● **AIM OF THE TASK**
Exclude the pictures and reproduce the remaining data exactly as written.

● **RECORDED INFORMATION**
[START]
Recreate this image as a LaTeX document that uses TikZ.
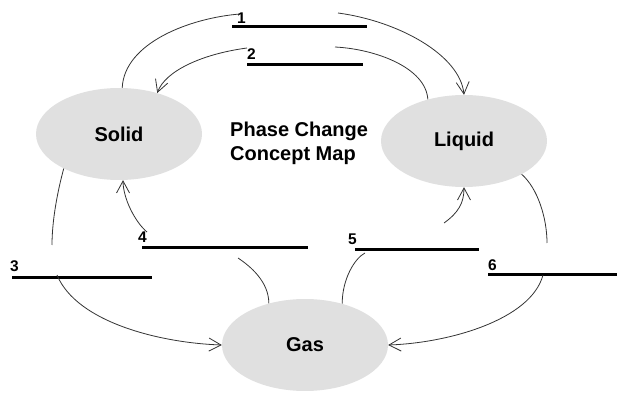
\documentclass[tikz,border=0pt]{standalone}
\usepackage{fontspec}
\setmainfont{Liberation Sans}
\usetikzlibrary{shapes.geometric,arrows.meta}
\definecolor{bubble}{HTML}{E0E0E0}
\definecolor{wire}{HTML}{333333}
\tikzset{
  state/.style={ellipse, fill=bubble, draw=none, inner sep=0pt,
    minimum width=166pt, minimum height=92pt,
    font=\fontsize{20}{24}\selectfont\bfseries},
  title/.style={align=left, inner sep=0pt, font=\fontsize{20}{24}\selectfont\bfseries},
  num/.style={inner sep=0pt, font=\fontsize{15.5}{18}\selectfont\bfseries},
  blank/.style={line width=3pt, black},
  link/.style={draw=wire, line width=0.8pt},
  arr/.style={link, -{Straight Barb[length=12pt,width=13pt,line width=0.8pt]}}
}
\begin{document}
\begin{tikzpicture}[x=1pt,y=-1pt]
\useasboundingbox (0,0) rectangle (640,414);
% states
\node[state] (solid) at (119,134) {Solid};
\node[state] (liquid) at (464,141) {Liquid};
\node[state] (gas) at (305,345) {Gas};
\node[title, anchor=west] (ttl) at (230,143) {Phase Change\\Concept Map};
% blanks
\coordinate (b1s) at (232,27);  \coordinate (b1e) at (367,27);
\coordinate (b2s) at (247,65);  \coordinate (b2e) at (363,65);
\coordinate (b3s) at (12,277);  \coordinate (b3e) at (152,277);
\coordinate (b4s) at (142,248); \coordinate (b4e) at (308,248);
\coordinate (b5s) at (355,250); \coordinate (b5e) at (479,250);
\coordinate (b6s) at (488,274); \coordinate (b6e) at (617,274);
\draw[blank] (b1s) -- (b1e);
\draw[blank] (b2s) -- (b2e);
\draw[blank] (b3s) -- (b3e);
\draw[blank] (b4s) -- (b4e);
\draw[blank] (b5s) -- (b5e);
\draw[blank] (b6s) -- (b6e);
\node[num, anchor=base west] (n1) at (237,24) {1};
\node[num, anchor=base west] (n2) at (247,60) {2};
\node[num, anchor=base west] (n3) at (10,271) {3};
\node[num, anchor=base west] (n4) at (138,243) {4};
\node[num, anchor=base west] (n5) at (348,244) {5};
\node[num, anchor=base west] (n6) at (488,270) {6};
% connector free ends
\coordinate (c1a) at (240,14);  \coordinate (c1b) at (338,13);
\coordinate (c2a) at (335,47);  \coordinate (c2b) at (247,48);
\coordinate (c3a) at (52,245);  \coordinate (c3b) at (57,275);
\coordinate (c4a) at (238,258); \coordinate (c4b) at (147,232);
\coordinate (c5a) at (365,253); \coordinate (c5b) at (444,223);
\coordinate (c6a) at (547,243); \coordinate (c6b) at (543,275);
% 1: solid -> liquid
\draw[link] (solid.86) .. controls +(2,-45) and +(-50,4) .. (c1a);
\draw[arr] (c1b) .. controls +(60,8) and +(-4,-40) .. (liquid.90);
% 2: liquid -> solid
\draw[link] (liquid.131) .. controls +(-2,-32) and +(40,2) .. (c2a);
\draw[arr] (c2b) .. controls +(-45,6) and +(8,-22) .. (solid.47);
% 3: solid -> gas
\draw[link] (solid.212) .. controls +(-6,22) and +(0,-25) .. (c3a);
\draw[arr] (c3b) .. controls +(20,48) and +(-60,-2) .. (gas.180);
% 4: gas -> solid
\draw[link] (gas.131) .. controls +(0,-22) and +(12,8) .. (c4a);
\draw[arr] (c4b) .. controls +(-12,-10) and +(0,18) .. (solid.275);
% 5: gas -> liquid
\draw[link] (gas.48) .. controls +(0,-25) and +(-10,5) .. (c5a);
\draw[arr] (c5b) .. controls +(14,-10) and +(0,16) .. (liquid.270);
% 6: liquid -> gas
\draw[link] (liquid.330) .. controls +(16,14) and +(0,-25) .. (c6a);
\draw[arr] (c6b) .. controls +(-12,45) and +(60,-2) .. (gas.0);
\end{tikzpicture}
\end{document}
[END]
● **ANSWER TO THE EXERCISE**
Recreate this image as a LaTeX document that uses TikZ.
\documentclass[tikz,border=0pt]{standalone}
\usepackage{fontspec}
\setmainfont{Liberation Sans}
\usetikzlibrary{shapes.geometric,arrows.meta}
\definecolor{bubble}{HTML}{E0E0E0}
\definecolor{wire}{HTML}{333333}
\tikzset{
  state/.style={ellipse, fill=bubble, draw=none, inner sep=0pt,
    minimum width=166pt, minimum height=92pt,
    font=\fontsize{20}{24}\selectfont\bfseries},
  title/.style={align=left, inner sep=0pt, font=\fontsize{20}{24}\selectfont\bfseries},
  num/.style={inner sep=0pt, font=\fontsize{15.5}{18}\selectfont\bfseries},
  blank/.style={line width=3pt, black},
  link/.style={draw=wire, line width=0.8pt},
  arr/.style={link, -{Straight Barb[length=12pt,width=13pt,line width=0.8pt]}}
}
\begin{document}
\begin{tikzpicture}[x=1pt,y=-1pt]
\useasboundingbox (0,0) rectangle (640,414);
% states
\node[state] (solid) at (119,134) {Solid};
\node[state] (liquid) at (464,141) {Liquid};
\node[state] (gas) at (305,345) {Gas};
\node[title, anchor=west] (ttl) at (230,143) {Phase Change\\Concept Map};
% blanks
\coordinate (b1s) at (232,27);  \coordinate (b1e) at (367,27);
\coordinate (b2s) at (247,65);  \coordinate (b2e) at (363,65);
\coordinate (b3s) at (12,277);  \coordinate (b3e) at (152,277);
\coordinate (b4s) at (142,248); \coordinate (b4e) at (308,248);
\coordinate (b5s) at (355,250); \coordinate (b5e) at (479,250);
\coordinate (b6s) at (488,274); \coordinate (b6e) at (617,274);
\draw[blank] (b1s) -- (b1e);
\draw[blank] (b2s) -- (b2e);
\draw[blank] (b3s) -- (b3e);
\draw[blank] (b4s) -- (b4e);
\draw[blank] (b5s) -- (b5e);
\draw[blank] (b6s) -- (b6e);
\node[num, anchor=base west] (n1) at (237,24) {1};
\node[num, anchor=base west] (n2) at (247,60) {2};
\node[num, anchor=base west] (n3) at (10,271) {3};
\node[num, anchor=base west] (n4) at (138,243) {4};
\node[num, anchor=base west] (n5) at (348,244) {5};
\node[num, anchor=base west] (n6) at (488,270) {6};
% connector free ends
\coordinate (c1a) at (240,14);  \coordinate (c1b) at (338,13);
\coordinate (c2a) at (335,47);  \coordinate (c2b) at (247,48);
\coordinate (c3a) at (52,245);  \coordinate (c3b) at (57,275);
\coordinate (c4a) at (238,258); \coordinate (c4b) at (147,232);
\coordinate (c5a) at (365,253); \coordinate (c5b) at (444,223);
\coordinate (c6a) at (547,243); \coordinate (c6b) at (543,275);
% 1: solid -> liquid
\draw[link] (solid.86) .. controls +(2,-45) and +(-50,4) .. (c1a);
\draw[arr] (c1b) .. controls +(60,8) and +(-4,-40) .. (liquid.90);
% 2: liquid -> solid
\draw[link] (liquid.131) .. controls +(-2,-32) and +(40,2) .. (c2a);
\draw[arr] (c2b) .. controls +(-45,6) and +(8,-22) .. (solid.47);
% 3: solid -> gas
\draw[link] (solid.212) .. controls +(-6,22) and +(0,-25) .. (c3a);
\draw[arr] (c3b) .. controls +(20,48) and +(-60,-2) .. (gas.180);
% 4: gas -> solid
\draw[link] (gas.131) .. controls +(0,-22) and +(12,8) .. (c4a);
\draw[arr] (c4b) .. controls +(-12,-10) and +(0,18) .. (solid.275);
% 5: gas -> liquid
\draw[link] (gas.48) .. controls +(0,-25) and +(-10,5) .. (c5a);
\draw[arr] (c5b) .. controls +(14,-10) and +(0,16) .. (liquid.270);
% 6: liquid -> gas
\draw[link] (liquid.330) .. controls +(16,14) and +(0,-25) .. (c6a);
\draw[arr] (c6b) .. controls +(-12,45) and +(60,-2) .. (gas.0);
\end{tikzpicture}
\end{document}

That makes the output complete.